Extract the lines of the material below, beginning with the first and ending with the line that holds "0.348, 0.350, 0.353]". Skip every picture.
# START OF PROVIDED MATERIAL
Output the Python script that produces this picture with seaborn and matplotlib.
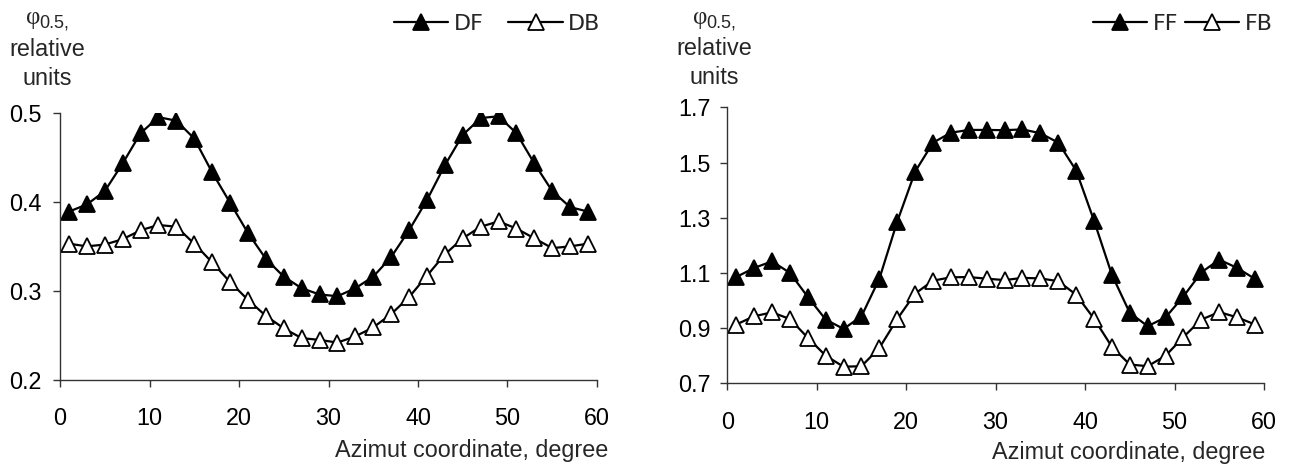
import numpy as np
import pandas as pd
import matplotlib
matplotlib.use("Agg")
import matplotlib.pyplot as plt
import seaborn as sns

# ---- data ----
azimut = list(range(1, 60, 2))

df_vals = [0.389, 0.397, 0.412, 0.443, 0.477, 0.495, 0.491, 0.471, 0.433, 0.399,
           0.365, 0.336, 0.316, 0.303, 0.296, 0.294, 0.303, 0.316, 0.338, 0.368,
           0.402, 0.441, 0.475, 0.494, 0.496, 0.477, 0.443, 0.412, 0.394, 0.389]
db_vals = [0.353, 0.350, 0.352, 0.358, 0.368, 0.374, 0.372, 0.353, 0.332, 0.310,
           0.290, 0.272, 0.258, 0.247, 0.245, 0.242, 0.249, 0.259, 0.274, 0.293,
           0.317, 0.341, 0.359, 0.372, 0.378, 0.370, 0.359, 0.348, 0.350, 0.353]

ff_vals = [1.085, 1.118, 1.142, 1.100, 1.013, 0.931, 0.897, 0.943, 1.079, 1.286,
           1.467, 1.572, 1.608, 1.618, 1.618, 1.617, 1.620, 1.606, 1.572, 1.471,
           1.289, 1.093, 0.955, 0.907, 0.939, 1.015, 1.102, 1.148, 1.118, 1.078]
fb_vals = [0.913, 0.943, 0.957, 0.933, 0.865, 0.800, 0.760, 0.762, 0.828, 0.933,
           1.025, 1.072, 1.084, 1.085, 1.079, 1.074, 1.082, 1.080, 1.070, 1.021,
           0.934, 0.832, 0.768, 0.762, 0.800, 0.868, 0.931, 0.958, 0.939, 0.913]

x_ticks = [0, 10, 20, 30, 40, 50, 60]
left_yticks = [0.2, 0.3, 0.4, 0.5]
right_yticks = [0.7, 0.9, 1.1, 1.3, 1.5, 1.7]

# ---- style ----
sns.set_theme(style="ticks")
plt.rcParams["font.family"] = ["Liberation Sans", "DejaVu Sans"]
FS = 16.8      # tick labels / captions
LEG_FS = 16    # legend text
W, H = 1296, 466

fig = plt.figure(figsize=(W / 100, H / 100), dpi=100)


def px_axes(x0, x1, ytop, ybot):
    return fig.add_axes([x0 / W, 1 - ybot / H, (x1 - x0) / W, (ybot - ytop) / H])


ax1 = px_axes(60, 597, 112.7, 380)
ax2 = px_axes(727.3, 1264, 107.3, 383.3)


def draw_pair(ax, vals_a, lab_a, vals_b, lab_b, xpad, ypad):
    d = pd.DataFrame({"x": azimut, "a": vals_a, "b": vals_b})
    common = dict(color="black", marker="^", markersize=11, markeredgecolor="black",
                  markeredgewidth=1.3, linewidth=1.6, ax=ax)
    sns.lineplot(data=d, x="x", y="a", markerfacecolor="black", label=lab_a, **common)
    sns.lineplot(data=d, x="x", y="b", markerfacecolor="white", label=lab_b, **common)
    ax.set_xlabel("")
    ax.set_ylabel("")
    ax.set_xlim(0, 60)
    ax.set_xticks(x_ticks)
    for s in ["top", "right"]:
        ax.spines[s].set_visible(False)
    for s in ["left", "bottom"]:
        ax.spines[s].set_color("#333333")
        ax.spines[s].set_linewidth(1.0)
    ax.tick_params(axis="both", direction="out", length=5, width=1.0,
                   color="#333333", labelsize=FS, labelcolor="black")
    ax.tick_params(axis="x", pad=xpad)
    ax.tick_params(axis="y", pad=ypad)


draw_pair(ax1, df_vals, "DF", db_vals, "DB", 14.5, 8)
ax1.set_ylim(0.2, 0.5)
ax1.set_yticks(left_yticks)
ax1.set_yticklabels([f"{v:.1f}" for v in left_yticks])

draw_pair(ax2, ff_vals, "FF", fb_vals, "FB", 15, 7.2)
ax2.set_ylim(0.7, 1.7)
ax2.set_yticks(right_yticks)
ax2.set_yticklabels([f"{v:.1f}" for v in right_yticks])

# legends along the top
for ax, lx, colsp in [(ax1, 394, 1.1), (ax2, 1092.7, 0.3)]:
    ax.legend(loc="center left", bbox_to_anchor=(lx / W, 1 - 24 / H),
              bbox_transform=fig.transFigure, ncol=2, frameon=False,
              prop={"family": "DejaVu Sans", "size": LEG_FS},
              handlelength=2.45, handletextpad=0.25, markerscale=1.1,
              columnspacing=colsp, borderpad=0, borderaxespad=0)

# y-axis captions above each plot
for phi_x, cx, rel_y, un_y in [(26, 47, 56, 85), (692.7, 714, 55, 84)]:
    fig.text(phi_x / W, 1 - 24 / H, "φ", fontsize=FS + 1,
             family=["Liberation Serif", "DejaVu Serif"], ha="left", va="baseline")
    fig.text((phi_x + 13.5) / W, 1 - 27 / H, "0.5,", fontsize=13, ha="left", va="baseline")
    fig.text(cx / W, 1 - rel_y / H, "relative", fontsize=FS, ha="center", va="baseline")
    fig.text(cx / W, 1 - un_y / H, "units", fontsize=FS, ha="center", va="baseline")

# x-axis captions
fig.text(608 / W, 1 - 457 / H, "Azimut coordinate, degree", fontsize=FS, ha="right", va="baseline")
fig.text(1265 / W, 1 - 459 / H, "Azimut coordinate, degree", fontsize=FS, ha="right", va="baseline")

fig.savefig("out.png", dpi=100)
# END OF PROVIDED MATERIAL
• [TASK RESPONSE]:
Output the Python script that produces this picture with seaborn and matplotlib.
import numpy as np
import pandas as pd
import matplotlib
matplotlib.use("Agg")
import matplotlib.pyplot as plt
import seaborn as sns

# ---- data ----
azimut = list(range(1, 60, 2))

df_vals = [0.389, 0.397, 0.412, 0.443, 0.477, 0.495, 0.491, 0.471, 0.433, 0.399,
           0.365, 0.336, 0.316, 0.303, 0.296, 0.294, 0.303, 0.316, 0.338, 0.368,
           0.402, 0.441, 0.475, 0.494, 0.496, 0.477, 0.443, 0.412, 0.394, 0.389]
db_vals = [0.353, 0.350, 0.352, 0.358, 0.368, 0.374, 0.372, 0.353, 0.332, 0.310,
           0.290, 0.272, 0.258, 0.247, 0.245, 0.242, 0.249, 0.259, 0.274, 0.293,
           0.317, 0.341, 0.359, 0.372, 0.378, 0.370, 0.359, 0.348, 0.350, 0.353]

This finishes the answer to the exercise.